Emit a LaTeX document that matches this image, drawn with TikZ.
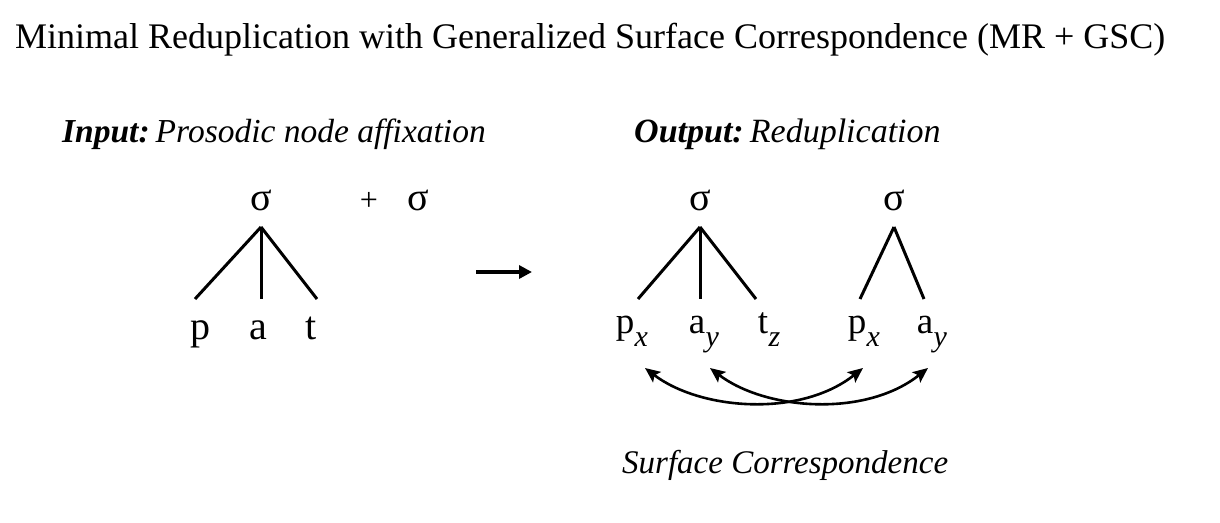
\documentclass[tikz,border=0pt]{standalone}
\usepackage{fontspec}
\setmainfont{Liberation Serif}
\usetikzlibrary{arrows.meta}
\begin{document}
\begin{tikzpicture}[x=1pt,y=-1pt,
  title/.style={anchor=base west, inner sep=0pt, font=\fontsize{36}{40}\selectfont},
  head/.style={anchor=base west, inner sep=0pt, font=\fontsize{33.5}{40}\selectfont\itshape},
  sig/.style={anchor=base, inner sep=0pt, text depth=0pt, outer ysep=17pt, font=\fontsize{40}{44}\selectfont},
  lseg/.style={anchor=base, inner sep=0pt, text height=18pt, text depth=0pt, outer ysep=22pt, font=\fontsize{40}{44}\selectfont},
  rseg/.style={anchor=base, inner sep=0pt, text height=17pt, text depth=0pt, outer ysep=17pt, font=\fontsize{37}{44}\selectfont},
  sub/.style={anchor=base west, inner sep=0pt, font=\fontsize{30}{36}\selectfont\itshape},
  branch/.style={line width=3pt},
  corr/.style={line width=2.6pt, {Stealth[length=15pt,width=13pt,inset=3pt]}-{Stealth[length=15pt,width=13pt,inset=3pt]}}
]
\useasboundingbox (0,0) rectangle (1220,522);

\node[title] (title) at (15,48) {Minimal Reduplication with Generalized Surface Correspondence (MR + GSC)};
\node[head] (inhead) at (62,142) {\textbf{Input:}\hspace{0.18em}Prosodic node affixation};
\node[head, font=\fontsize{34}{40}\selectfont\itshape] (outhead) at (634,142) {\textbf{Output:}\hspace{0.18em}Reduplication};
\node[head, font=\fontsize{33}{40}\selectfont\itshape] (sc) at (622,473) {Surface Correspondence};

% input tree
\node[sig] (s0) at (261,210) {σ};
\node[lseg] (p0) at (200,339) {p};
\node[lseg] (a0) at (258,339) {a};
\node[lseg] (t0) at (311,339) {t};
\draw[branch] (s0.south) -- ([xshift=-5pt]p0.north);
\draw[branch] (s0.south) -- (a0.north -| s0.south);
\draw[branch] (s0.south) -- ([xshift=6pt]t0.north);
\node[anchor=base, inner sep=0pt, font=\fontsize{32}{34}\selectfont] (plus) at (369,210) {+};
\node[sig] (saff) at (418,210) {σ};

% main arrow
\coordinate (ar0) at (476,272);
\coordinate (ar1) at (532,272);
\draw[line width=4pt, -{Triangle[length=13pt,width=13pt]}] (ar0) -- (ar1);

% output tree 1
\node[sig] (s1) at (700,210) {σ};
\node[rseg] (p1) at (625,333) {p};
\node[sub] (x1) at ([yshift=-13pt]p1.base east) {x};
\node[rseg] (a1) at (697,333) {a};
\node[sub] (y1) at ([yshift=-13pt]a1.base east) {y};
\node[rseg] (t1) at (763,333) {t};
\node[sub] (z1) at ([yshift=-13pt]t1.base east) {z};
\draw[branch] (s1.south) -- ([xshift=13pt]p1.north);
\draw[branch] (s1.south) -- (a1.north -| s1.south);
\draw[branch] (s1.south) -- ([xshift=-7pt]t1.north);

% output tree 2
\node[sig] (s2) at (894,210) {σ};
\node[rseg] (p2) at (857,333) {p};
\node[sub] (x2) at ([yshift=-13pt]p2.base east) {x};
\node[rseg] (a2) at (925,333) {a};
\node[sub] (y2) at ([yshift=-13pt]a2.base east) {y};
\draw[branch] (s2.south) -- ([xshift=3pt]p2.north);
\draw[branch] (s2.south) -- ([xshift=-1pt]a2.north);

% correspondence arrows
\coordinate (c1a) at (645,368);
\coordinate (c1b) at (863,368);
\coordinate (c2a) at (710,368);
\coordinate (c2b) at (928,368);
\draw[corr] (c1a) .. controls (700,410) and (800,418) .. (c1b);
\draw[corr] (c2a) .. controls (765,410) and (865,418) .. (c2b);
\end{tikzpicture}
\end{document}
--
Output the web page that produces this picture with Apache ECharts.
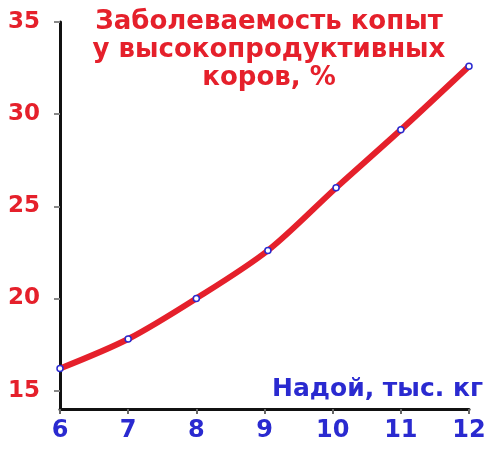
--
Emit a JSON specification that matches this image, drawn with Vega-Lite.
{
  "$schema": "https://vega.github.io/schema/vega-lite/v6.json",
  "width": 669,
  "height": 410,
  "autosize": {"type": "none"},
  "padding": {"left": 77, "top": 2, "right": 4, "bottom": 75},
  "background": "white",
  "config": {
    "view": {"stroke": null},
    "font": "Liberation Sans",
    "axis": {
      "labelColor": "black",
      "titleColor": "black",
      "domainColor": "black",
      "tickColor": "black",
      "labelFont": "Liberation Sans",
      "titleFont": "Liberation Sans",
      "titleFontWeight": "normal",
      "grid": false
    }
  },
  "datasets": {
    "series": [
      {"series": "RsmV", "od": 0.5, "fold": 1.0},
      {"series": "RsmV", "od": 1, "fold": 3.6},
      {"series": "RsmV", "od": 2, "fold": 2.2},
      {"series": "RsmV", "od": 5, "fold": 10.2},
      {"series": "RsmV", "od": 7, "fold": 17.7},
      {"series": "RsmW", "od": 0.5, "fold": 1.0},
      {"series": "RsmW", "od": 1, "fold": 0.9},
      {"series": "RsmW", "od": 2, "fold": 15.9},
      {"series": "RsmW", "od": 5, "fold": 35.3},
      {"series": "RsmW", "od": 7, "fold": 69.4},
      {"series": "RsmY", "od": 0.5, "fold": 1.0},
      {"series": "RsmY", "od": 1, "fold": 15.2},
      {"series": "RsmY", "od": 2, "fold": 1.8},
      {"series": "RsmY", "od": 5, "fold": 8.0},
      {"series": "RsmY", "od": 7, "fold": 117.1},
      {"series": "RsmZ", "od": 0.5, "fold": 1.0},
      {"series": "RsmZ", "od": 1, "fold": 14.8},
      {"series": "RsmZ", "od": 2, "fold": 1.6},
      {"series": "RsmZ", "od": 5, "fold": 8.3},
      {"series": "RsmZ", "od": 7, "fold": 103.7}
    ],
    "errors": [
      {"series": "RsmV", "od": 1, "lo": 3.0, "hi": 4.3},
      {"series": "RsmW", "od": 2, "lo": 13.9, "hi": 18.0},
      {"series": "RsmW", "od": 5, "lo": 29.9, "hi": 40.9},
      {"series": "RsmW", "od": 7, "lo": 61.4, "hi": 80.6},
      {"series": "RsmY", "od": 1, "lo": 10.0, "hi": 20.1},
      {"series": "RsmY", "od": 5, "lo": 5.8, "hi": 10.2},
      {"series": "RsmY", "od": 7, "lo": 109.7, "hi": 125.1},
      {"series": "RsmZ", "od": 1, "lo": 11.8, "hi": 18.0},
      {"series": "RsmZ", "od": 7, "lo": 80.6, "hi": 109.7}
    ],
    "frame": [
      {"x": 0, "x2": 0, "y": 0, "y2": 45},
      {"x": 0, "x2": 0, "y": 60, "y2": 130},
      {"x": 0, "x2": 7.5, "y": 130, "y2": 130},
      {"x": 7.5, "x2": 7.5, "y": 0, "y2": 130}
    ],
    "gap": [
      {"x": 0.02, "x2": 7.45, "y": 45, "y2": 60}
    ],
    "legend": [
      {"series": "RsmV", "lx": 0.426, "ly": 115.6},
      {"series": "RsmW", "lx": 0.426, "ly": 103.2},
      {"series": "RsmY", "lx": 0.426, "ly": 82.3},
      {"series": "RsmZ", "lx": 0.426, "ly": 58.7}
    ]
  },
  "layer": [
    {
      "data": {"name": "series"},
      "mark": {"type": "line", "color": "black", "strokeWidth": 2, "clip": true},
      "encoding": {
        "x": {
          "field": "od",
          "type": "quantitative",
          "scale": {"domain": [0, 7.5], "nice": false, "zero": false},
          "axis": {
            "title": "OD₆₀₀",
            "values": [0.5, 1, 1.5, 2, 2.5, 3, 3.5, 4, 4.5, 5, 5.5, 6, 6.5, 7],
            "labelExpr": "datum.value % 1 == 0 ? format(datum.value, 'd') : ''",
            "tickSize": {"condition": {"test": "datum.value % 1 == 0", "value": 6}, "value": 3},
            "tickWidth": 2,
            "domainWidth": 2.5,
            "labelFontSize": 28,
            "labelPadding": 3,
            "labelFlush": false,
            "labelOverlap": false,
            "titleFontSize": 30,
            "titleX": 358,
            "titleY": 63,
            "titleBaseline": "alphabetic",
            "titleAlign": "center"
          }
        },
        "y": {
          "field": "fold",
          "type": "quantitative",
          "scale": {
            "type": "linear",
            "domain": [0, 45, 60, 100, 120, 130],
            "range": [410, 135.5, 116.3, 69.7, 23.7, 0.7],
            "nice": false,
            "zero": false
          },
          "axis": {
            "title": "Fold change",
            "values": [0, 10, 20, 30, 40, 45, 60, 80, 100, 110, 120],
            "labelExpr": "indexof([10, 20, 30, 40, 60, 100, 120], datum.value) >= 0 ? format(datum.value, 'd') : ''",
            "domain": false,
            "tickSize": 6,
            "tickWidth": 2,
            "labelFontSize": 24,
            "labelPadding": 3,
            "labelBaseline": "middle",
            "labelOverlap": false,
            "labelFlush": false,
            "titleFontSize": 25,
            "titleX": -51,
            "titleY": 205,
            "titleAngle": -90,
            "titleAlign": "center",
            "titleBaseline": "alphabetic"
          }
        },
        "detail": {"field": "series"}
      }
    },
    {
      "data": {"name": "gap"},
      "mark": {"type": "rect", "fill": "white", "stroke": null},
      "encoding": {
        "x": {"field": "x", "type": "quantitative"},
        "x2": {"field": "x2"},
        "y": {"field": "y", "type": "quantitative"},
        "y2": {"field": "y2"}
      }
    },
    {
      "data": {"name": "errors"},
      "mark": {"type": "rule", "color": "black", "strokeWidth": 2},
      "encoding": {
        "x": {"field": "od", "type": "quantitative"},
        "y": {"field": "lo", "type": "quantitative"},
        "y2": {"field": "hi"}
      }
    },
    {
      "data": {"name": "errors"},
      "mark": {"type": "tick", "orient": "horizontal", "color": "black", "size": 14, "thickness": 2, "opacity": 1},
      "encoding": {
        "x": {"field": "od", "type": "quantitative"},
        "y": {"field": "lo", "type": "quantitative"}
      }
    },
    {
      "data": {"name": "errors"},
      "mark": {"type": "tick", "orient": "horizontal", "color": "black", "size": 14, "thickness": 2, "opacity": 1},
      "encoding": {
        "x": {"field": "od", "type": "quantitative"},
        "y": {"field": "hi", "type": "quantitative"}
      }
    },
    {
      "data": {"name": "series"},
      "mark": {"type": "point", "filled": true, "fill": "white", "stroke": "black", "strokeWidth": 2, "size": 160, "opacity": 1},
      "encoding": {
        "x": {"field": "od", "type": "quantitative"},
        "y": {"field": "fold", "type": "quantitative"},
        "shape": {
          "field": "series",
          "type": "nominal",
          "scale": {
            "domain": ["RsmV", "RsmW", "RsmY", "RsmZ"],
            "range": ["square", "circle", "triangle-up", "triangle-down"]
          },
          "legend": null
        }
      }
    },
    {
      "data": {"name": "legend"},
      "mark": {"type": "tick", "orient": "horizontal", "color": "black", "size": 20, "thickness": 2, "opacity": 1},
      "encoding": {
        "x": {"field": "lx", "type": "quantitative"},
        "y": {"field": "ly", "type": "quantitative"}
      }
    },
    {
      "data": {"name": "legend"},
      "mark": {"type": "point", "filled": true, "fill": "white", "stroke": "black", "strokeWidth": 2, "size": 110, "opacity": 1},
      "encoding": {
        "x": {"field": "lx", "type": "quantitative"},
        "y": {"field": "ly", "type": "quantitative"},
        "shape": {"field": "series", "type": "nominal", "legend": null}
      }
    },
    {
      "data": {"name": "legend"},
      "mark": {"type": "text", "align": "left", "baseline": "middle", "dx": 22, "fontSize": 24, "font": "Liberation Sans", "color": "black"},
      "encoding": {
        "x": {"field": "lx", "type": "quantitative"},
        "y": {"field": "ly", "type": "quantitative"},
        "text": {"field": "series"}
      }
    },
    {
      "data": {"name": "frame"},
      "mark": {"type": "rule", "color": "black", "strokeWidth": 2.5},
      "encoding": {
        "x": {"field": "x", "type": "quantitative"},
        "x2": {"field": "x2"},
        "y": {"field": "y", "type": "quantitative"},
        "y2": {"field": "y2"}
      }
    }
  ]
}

(Requirement):
Any pictures should be left out. Reproduce every line from the one holding "Emit a LaTeX" down to the one holding "(ar0) -- (ar1);", both of those lines included.

(Task result):
Emit a LaTeX document that matches this image, drawn with TikZ.
\documentclass[tikz,border=0pt]{standalone}
\usepackage{fontspec}
\setmainfont{Liberation Serif}
\usetikzlibrary{arrows.meta}
\begin{document}
\begin{tikzpicture}[x=1pt,y=-1pt,
  title/.style={anchor=base west, inner sep=0pt, font=\fontsize{36}{40}\selectfont},
  head/.style={anchor=base west, inner sep=0pt, font=\fontsize{33.5}{40}\selectfont\itshape},
  sig/.style={anchor=base, inner sep=0pt, text depth=0pt, outer ysep=17pt, font=\fontsize{40}{44}\selectfont},
  lseg/.style={anchor=base, inner sep=0pt, text height=18pt, text depth=0pt, outer ysep=22pt, font=\fontsize{40}{44}\selectfont},
  rseg/.style={anchor=base, inner sep=0pt, text height=17pt, text depth=0pt, outer ysep=17pt, font=\fontsize{37}{44}\selectfont},
  sub/.style={anchor=base west, inner sep=0pt, font=\fontsize{30}{36}\selectfont\itshape},
  branch/.style={line width=3pt},
  corr/.style={line width=2.6pt, {Stealth[length=15pt,width=13pt,inset=3pt]}-{Stealth[length=15pt,width=13pt,inset=3pt]}}
]
\useasboundingbox (0,0) rectangle (1220,522);

\node[title] (title) at (15,48) {Minimal Reduplication with Generalized Surface Correspondence (MR + GSC)};
\node[head] (inhead) at (62,142) {\textbf{Input:}\hspace{0.18em}Prosodic node affixation};
\node[head, font=\fontsize{34}{40}\selectfont\itshape] (outhead) at (634,142) {\textbf{Output:}\hspace{0.18em}Reduplication};
\node[head, font=\fontsize{33}{40}\selectfont\itshape] (sc) at (622,473) {Surface Correspondence};

% input tree
\node[sig] (s0) at (261,210) {σ};
\node[lseg] (p0) at (200,339) {p};
\node[lseg] (a0) at (258,339) {a};
\node[lseg] (t0) at (311,339) {t};
\draw[branch] (s0.south) -- ([xshift=-5pt]p0.north);
\draw[branch] (s0.south) -- (a0.north -| s0.south);
\draw[branch] (s0.south) -- ([xshift=6pt]t0.north);
\node[anchor=base, inner sep=0pt, font=\fontsize{32}{34}\selectfont] (plus) at (369,210) {+};
\node[sig] (saff) at (418,210) {σ};

% main arrow
\coordinate (ar0) at (476,272);
\coordinate (ar1) at (532,272);
\draw[line width=4pt, -{Triangle[length=13pt,width=13pt]}] (ar0) -- (ar1);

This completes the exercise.